When a new Student Service Center opens on the first floor of the Allen Building in August, administrators hope that process--and many others--will involve fewer stops.

The goal of the SSC is to place many of the services students, faculty and staff regularly use in a single, central location. Currently, those services are scattered across West Campus and along Campus Drive.

"If you're a student who wants to get a parking pass, pay your telephone bill, cash a check and register for a class, why do you have to go to four different places?" Executive Vice President Tallman Trask asked. "Why is it somebody can't take your money and give you a parking pass?"

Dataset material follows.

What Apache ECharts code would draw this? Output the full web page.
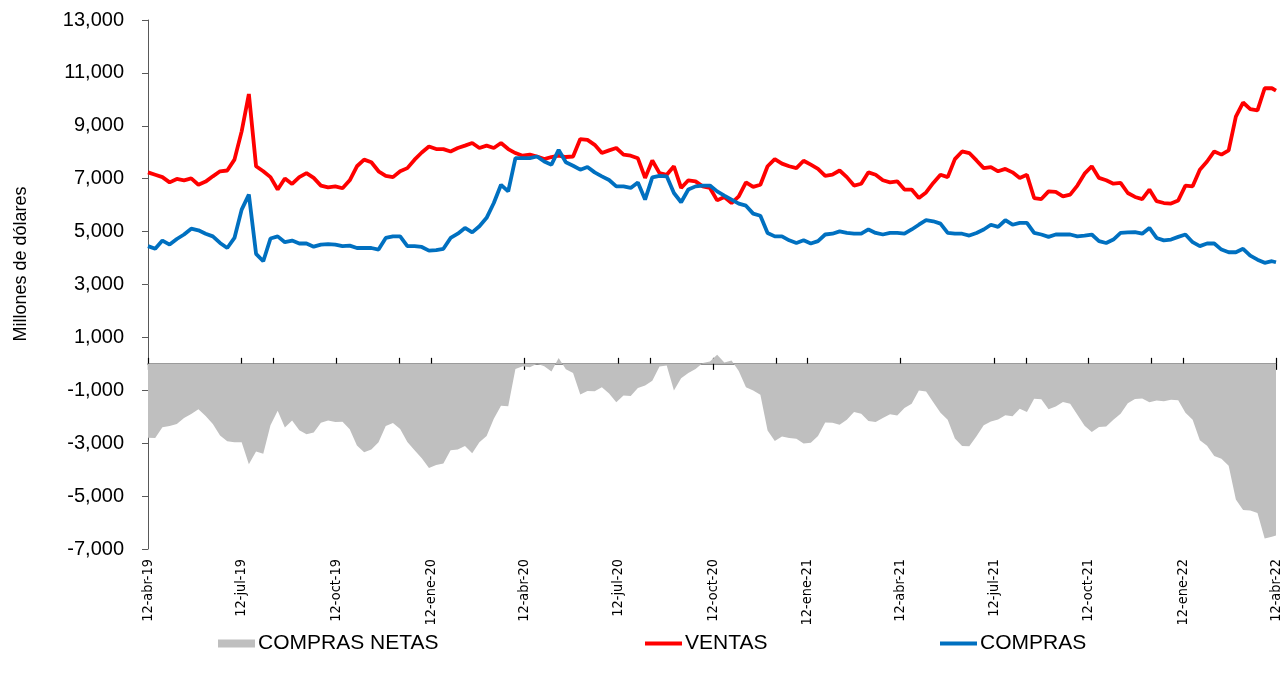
<!DOCTYPE html>
<html lang="es">
<head>
<meta charset="utf-8">
<title>Compras y ventas</title>
<script src="https://cdn.jsdelivr.net/npm/echarts@6/dist/echarts.min.js"></script>
<style>
  html, body { margin: 0; padding: 0; background: #fff; }
  #chart { width: 1284px; height: 677px; }
</style>
</head>
<body>
<div id="chart"></div>
<script>
// Weekly observations starting 12-abr-19; the last one is 12-abr-22.
const fechaInicio = '2019-04-12';
const fechaFin = '2022-04-12';

// VENTAS (millones de dólares)
const ventas = [
  7240, 7150, 7060, 6860, 6990, 6940, 7010, 6770, 6890, 7090,
  7280, 7310, 7720, 8790, 10200, 7470, 7280, 7060, 6590, 7010,
  6800, 7060, 7210, 7030, 6740, 6670, 6710, 6640, 6940, 7470,
  7720, 7620, 7280, 7110, 7060, 7280, 7400, 7720, 7990, 8220,
  8120, 8120, 8030, 8160, 8250, 8350, 8160, 8250, 8160, 8350,
  8120, 7970, 7870, 7910, 7840, 7740, 7820, 7870, 7820, 7840,
  8500, 8470, 8280, 7970, 8070, 8160, 7910, 7870, 7770, 7030,
  7690, 7210, 7150, 7470, 6650, 6940, 6900, 6710, 6650, 6180,
  6310, 6080, 6330, 6860, 6690, 6770, 7470, 7740, 7570, 7470,
  7400, 7680, 7530, 7370, 7110, 7150, 7310, 7060, 6740, 6810,
  7240, 7150, 6940, 6860, 6900, 6590, 6590, 6270, 6480, 6840,
  7150, 7060, 7740, 8030, 7970, 7690, 7400, 7440, 7280, 7370,
  7240, 7030, 7150, 6270, 6230, 6520, 6500, 6330, 6400, 6740,
  7190, 7470, 7030, 6940, 6810, 6840, 6460, 6310, 6230, 6590,
  6150, 6080, 6060, 6180, 6740, 6710, 7340, 7650, 8030, 7910,
  8070, 9350, 9880, 9630, 9580, 10420, 10420, 10330
];

// COMPRAS (millones de dólares)
const compras = [
  4450, 4350, 4660, 4510, 4720, 4890, 5110, 5050, 4920, 4820,
  4570, 4380, 4760, 5830, 6400, 4160, 3880, 4740, 4820, 4600,
  4660, 4550, 4550, 4430, 4510, 4530, 4510, 4450, 4470, 4380,
  4380, 4380, 4320, 4760, 4820, 4820, 4450, 4450, 4420, 4280,
  4300, 4350, 4760, 4920, 5140, 4970, 5200, 5520, 6080, 6770,
  6520, 7780, 7780, 7780, 7840, 7650, 7530, 8090, 7620, 7490,
  7340, 7440, 7240, 7090, 6950, 6710, 6710, 6650, 6860, 6210,
  7050, 7110, 7090, 6460, 6110, 6590, 6710, 6740, 6740, 6520,
  6360, 6210, 6060, 5980, 5680, 5600, 4950, 4820, 4820, 4670,
  4570, 4670, 4550, 4640, 4890, 4920, 5010, 4950, 4920, 4920,
  5080, 4950, 4890, 4950, 4950, 4920, 5080, 5260, 5430, 5390,
  5300, 4950, 4920, 4920, 4850, 4950, 5080, 5260, 5180, 5430,
  5260, 5330, 5330, 4950, 4890, 4800, 4890, 4890, 4890, 4820,
  4850, 4890, 4640, 4570, 4700, 4950, 4970, 4980, 4920, 5140,
  4760, 4670, 4700, 4800, 4890, 4600, 4450, 4550, 4550, 4320,
  4220, 4220, 4350, 4090, 3940, 3820, 3880, 3840
];

// Axis labels every three months
const fechasEtiqueta = [
  '2019-04-12', '2019-07-12', '2019-10-12', '2020-01-12', '2020-04-12',
  '2020-07-12', '2020-10-12', '2021-01-12', '2021-04-12', '2021-07-12',
  '2021-10-12', '2022-01-12', '2022-04-12'
];
const etiquetas = [
  '12-abr-19', '12-jul-19', '12-oct-19', '12-ene-20', '12-abr-20',
  '12-jul-20', '12-oct-20', '12-ene-21', '12-abr-21', '12-jul-21',
  '12-oct-21', '12-ene-22', '12-abr-22'
];
// Extra tick marks on the zero line
const fechasMarcaExtra = [
  '2019-08-12', '2019-12-12', '2020-08-12', '2020-12-12', '2021-08-12', '2021-12-12'
];

const nombres = { netas: 'COMPRAS NETAS', ventas: 'VENTAS', compras: 'COMPRAS' };
const colores = { netas: '#BFBFBF', ventas: '#FF0000', compras: '#0070C0' };

const DIA = 86400000;
function diaDesdeInicio(iso) {
  const [a, m, d] = iso.split('-').map(Number);
  const [a0, m0, d0] = fechaInicio.split('-').map(Number);
  return Math.round((Date.UTC(a, m - 1, d) - Date.UTC(a0, m0 - 1, d0)) / DIA);
}
const diaFinal = diaDesdeInicio(fechaFin);
const n = ventas.length;
const dias = ventas.map((_, i) => (i < n - 1 ? i * 7 : diaFinal));

const diasEtiqueta = fechasEtiqueta.map(diaDesdeInicio);
const diasMarca = diasEtiqueta.concat(fechasMarcaExtra.map(diaDesdeInicio)).sort((a, b) => a - b);
const textoEtiqueta = {};
diasEtiqueta.forEach((d, i) => { textoEtiqueta[d] = etiquetas[i]; });

// Compras netas = compras − ventas
const serieVentas = dias.map((d, i) => [d, ventas[i]]);
const serieCompras = dias.map((d, i) => [d, compras[i]]);
const serieNetas = dias.map((d, i) => [d, compras[i] - ventas[i]]);

const FUENTE = '"Liberation Sans", Arial, sans-serif';
const FUENTE_ESTRECHA = '"Liberation Sans Narrow", "DejaVu Sans Condensed", "Liberation Sans", Arial, sans-serif';
const ejeColor = '#595959';

// Size the rotated date labels so each one is about 63px long,
// using a narrow face when one is installed.
function tamanoEtiquetaFecha() {
  const ctx = document.createElement('canvas').getContext('2d');
  ctx.font = '100px ' + FUENTE_ESTRECHA;
  const ancho = ctx.measureText(etiquetas[0]).width;
  return Math.max(13, Math.min(19, Math.round(63 / ancho * 1000) / 10));
}
const tamFecha = tamanoEtiquetaFecha();

const chart = echarts.init(document.getElementById('chart'), null, { renderer: 'canvas' });

const ejeXBase = { type: 'value', min: 0, max: diaFinal, splitLine: { show: false } };
const marcas = { show: true, customValues: diasMarca, length: 6, lineStyle: { color: '#000', width: 1.2 } };

const leyendaTexto = { fontSize: 21, fontFamily: FUENTE, color: '#000', padding: [0, 0, 0, -2] };

chart.setOption({
  animation: false,
  backgroundColor: '#ffffff',
  textStyle: { fontFamily: FUENTE, color: '#000' },
  grid: { left: 148, right: 8, top: 20, bottom: 128, containLabel: false },
  xAxis: [
    // date labels under the plot
    Object.assign({}, ejeXBase, {
      position: 'bottom',
      axisLine: { show: false, onZero: false },
      axisTick: { show: false },
      axisLabel: {
        customValues: diasEtiqueta,
        formatter: v => textoEtiqueta[v] || '',
        rotate: 90,
        margin: 10,
        fontSize: tamFecha,
        color: '#000',
        fontFamily: FUENTE_ESTRECHA
      }
    }),
    // zero line with ticks hanging below it
    Object.assign({}, ejeXBase, {
      position: 'bottom',
      axisLine: { show: true, onZero: true, onZeroAxisIndex: 0, lineStyle: { color: '#6b6b6b', width: 1.5 } },
      axisTick: marcas,
      axisLabel: { show: false }
    }),
    // same ticks rising above the zero line
    Object.assign({}, ejeXBase, {
      position: 'top',
      axisLine: { show: false, onZero: true, onZeroAxisIndex: 0 },
      axisTick: marcas,
      axisLabel: { show: false }
    })
  ],
  yAxis: {
    type: 'value',
    min: -7000,
    max: 13000,
    interval: 2000,
    splitLine: { show: false },
    axisLine: { show: true, lineStyle: { color: ejeColor, width: 1 } },
    axisTick: { show: true, length: 6, lineStyle: { color: ejeColor } },
    axisLabel: {
      margin: 24,
      fontSize: 20,
      color: '#000',
      fontFamily: FUENTE,
      formatter: v => v.toLocaleString('en-US')
    }
  },
  graphic: [{
    type: 'text',
    x: 21,
    y: 264,
    rotation: Math.PI / 2,
    style: {
      text: 'Millones de dólares',
      font: '18px ' + FUENTE,
      fill: '#000',
      textAlign: 'center',
      textVerticalAlign: 'middle'
    }
  }],
  legend: [
    {
      data: [{ name: nombres.netas, icon: 'rect' }],
      left: 213, top: 628, itemWidth: 37, itemHeight: 8, itemGap: 0,
      textStyle: leyendaTexto
    },
    {
      data: [{ name: nombres.ventas, icon: 'rect' }],
      left: 640, top: 628, itemWidth: 37, itemHeight: 4, itemGap: 0,
      textStyle: leyendaTexto
    },
    {
      data: [{ name: nombres.compras, icon: 'rect' }],
      left: 935, top: 628, itemWidth: 37, itemHeight: 4, itemGap: 0,
      textStyle: leyendaTexto
    }
  ],
  series: [
    {
      name: nombres.netas,
      type: 'line',
      data: serieNetas,
      color: colores.netas,
      showSymbol: false,
      symbol: 'none',
      lineStyle: { width: 0 },
      areaStyle: { color: colores.netas, opacity: 1, origin: 0 },
      z: 1
    },
    {
      name: nombres.ventas,
      type: 'line',
      data: serieVentas,
      color: colores.ventas,
      showSymbol: false,
      symbol: 'none',
      lineStyle: { width: 3.8, color: colores.ventas },
      z: 3
    },
    {
      name: nombres.compras,
      type: 'line',
      data: serieCompras,
      color: colores.compras,
      showSymbol: false,
      symbol: 'none',
      lineStyle: { width: 3.8, color: colores.compras },
      z: 4
    }
  ]
});
</script>
</body>
</html>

The service center combines aspects of the registrar's, bursar's, financial aid and student loan offices. Staff at the center, who were selected from those offices, will be trained to answer questions about student accounts, loans and registration. The center will distribute and collect many campus forms, and students will be able to pay bursar bills, pick up reimbursement checks and get international identity cards.

"If you've got errands to run on campus right now, you've got to spend a good amount of your day going from one office to another office, and for some people it might be confusing," said Pasha Majdi, president of Duke Student Government. "This is one-stop shopping."

In order to make way for the center, the bursar's office will move from its current location in the Allen Building to office space on Broad Street. Administrators reassured students that only the back room of the office was moving and every bursar service function would be accessible from the SSC.

Some of the services at the center, however, will not cover all student needs.

"They're going to answer boilerplate questions, just very general questions related to financial aid," said James Belvin, director of financial aid. "But they won't be working with counseling or determination."

Students will be able to sign some student loan checks at the office, but for most aid issues students will still need to make the trek to the Office of Financial Aid in middle of Campus Drive.

The current center offerings are just the bare-bones beginning, administrators said. Other services, such as DukeCard replacement, parking permits and transcript copies may soon be incorporated into the center as well.

"When we looked at what we could reasonably get in place by August, that wasn't possible, but it was certainly on the list," said Deborah Johnson, director of student administrative services. "To be successful, we really need to be receptive to what students want."